Scrapes area and route data from the Mountain Project
npm 3.5.2
node 8.10.0
npm install
npm start
The Mountain Project is a tree structure with top-level areas (California, etc.) being root nodes. Every area is a branch node that has one parent area and many child nodes which can either be sub-areas or routes. Routes are leaf nodes.
California (top-level area)
├── Joshua Tree (area)
│ └─ Barker Dam Area (area)
│ └─ Room to Shroom (route)
└── Yosemite (area)
└─ Yosemite Valley (area)
├─ El Capitan (area)
│ └─ Southwest Face (area)
│ └─ The Nose (route)
└─ Half Dome (area)
└─ Southwest Face (area)
└─ Snake Dyke (route)
We start off by scraping the top-level area nodes, then we do a depth-first scrape each area's children. Every n URL scrapes, we save the data to disk and restart the scraper. We keep our already-scraped data in memory to avoid loading our progress from disk in between partial-scrapes.
When we start the scraper, if there is scraped data on disk already, we load this data and scrape only the unscraped data. This allows us to perform our scrape across multiple sessions.
When we restart our scraper with some already-scraped data, we need some way to pick up our progress and decide how to continue scraping.
This is done by traversing our already-scraped data tree and processing nodes which can be one of four different types:
The node can be an array in which case we process each node in the array.
The node can be a URL in which case we scrape it to produce either an area or a route.
The node can be an area in which case we process each of its children.

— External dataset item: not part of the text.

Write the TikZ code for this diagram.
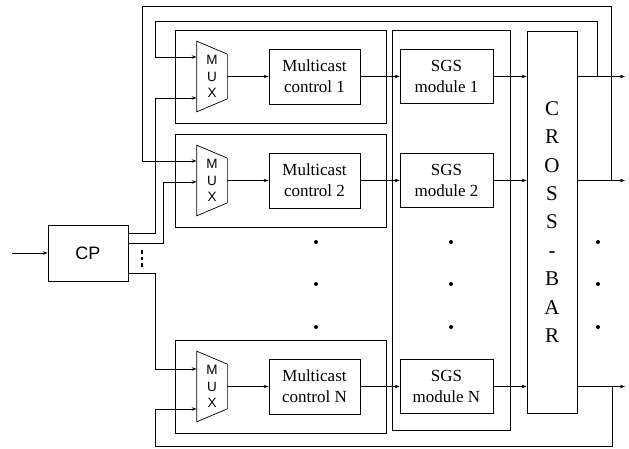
\documentclass[tikz,border=0pt]{standalone}
\usepackage{fontspec}
\setmainfont{Liberation Serif}
\setsansfont{Liberation Sans}
\usetikzlibrary{arrows.meta,calc}

\begin{document}
\begin{tikzpicture}[x=1pt,y=-1pt,>={Stealth[length=5pt,width=3.5pt]},line width=0.7pt,
  blk/.style={draw, minimum width=91pt, minimum height=55pt, inner sep=0pt, align=center, font=\fontsize{17}{21}\selectfont},
  sgsblk/.style={blk, minimum width=93pt, minimum height=54pt},
  muxtxt/.style={minimum width=30pt, minimum height=70pt, inner sep=0pt, align=center, font=\sffamily\fontsize{13.5}{16.5}\selectfont}]
\useasboundingbox (0,0) rectangle (629,448);

% control processor
\node[draw, minimum width=80pt, minimum height=56pt, font=\sffamily\fontsize{18}{20}\selectfont] (cp) at (88,253) {CP};
\coordinate (in) at (12,253);
\draw[->] (in) -- (cp);
\draw[line width=2.6pt, dash pattern=on 3.5pt off 3pt] (142,250) -- (142,269);

% crossbar and SGS group
\node[draw, minimum width=50pt, minimum height=382pt, inner sep=0pt, align=center, font=\fontsize{21}{28.4}\selectfont] (xbar) at (552,222) {C\\R\\O\\S\\S\\-\\B\\A\\R};
\draw (392,30) rectangle (510,430);

% one row per channel
\foreach \r/\y in {1/76.5,2/180.5,N/386.5}{
  \draw (175,\y-46) rectangle (386,\y+47);
  \node[muxtxt] (mux\r) at (212,\y) {M\\U\\X};
  \draw (mux\r.north west) -- ($(mux\r.north east)+(0,13)$) -- ($(mux\r.south east)+(0,-13)$) -- (mux\r.south west) -- cycle;
  \node[blk] (mc\r) at (314.5,\y) {Multicast\\control \r};
  \node[sgsblk] (sgs\r) at (446.5,\y) {SGS\\module \r};
  \coordinate (out\r) at (625,\y);
  \draw[->] (mux\r.east) -- (mc\r);
  \draw[->] (mc\r) -- (sgs\r);
  \draw[->] (sgs\r) -- (xbar.west |- sgs\r);
  \draw[->] (xbar.east |- sgs\r) -- (out\r);
}

% CP to mux inputs
\draw[->] (cp.east |- 0,233) -| (155,98) -- (mux1.west |- 0,98);
\draw[->] (cp.east |- 0,243) -| (163,182) -- (mux2.west |- 0,182);
\draw[->] (cp.east |- 0,273) -| (155,369) -- (muxN.west |- 0,369);

% feedback loops
\draw[->] (597,76.5) |- (155,21) |- (mux1.west |- 0,57);
\draw[->] (611,180.5) |- (142,6) |- (mux2.west |- 0,161);
\draw[->] (612,386.5) |- (155,446) |- (muxN.west |- 0,409);

% dots
\foreach \x in {316,451,598}
  \foreach \yy in {242,284,327}
    \fill (\x,\yy) circle (2pt);
\end{tikzpicture}
\end{document}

The node can be a route in which case no scraping needs to occur.
Iteration 1
[
"https://www.mountainproject.com/area/105833388/yosemite-valley",
"https://www.mountainproject.com/area/105720495/joshua-tree-national-park",
...
]
Iteration 2 (URL #1 is scraped)
[
{
"url": "https://www.mountainproject.com/area/105833388/yosemite-valley",
"name": "Yosemite Valley",
"elevation": 4000,
"long": 37.744,
"lat": -119.599,
"totalViews": 3126052,
"monthlyViews": 20269,
"children": [
"https://www.mountainproject.com/area/105833392/el-capitan",
"https://www.mountainproject.com/area/105833395/half-dome",
...
]
},
"https://www.mountainproject.com/area/105720495/joshua-tree-national-park",
...
]
Iteration 3 (Area #1's first child is scraped)
[
{
"url": "https://www.mountainproject.com/area/105833388/yosemite-valley",
"name": "Yosemite Valley",
"elevation": 4000,
"lat": 37.744,
"long": -119.599,
"totalViews": 3126052,
"monthlyViews": 20269,
"children": [
{
"url": "https://www.mountainproject.com/area/105833392/el-capitan",
"name": "El Capitan",
"elevation": 7118,
"lat": 37.731,
"long": -119.636,
"totalViews": 750490,
"monthlyViews": 4886,
"children": [
"https://www.mountainproject.com/area/113804909/southwest-face",
...
]
},
"https://www.mountainproject.com/area/105833395/half-dome",
...
]
},
"https://www.mountainproject.com/area/105720495/joshua-tree-national-park",
...
]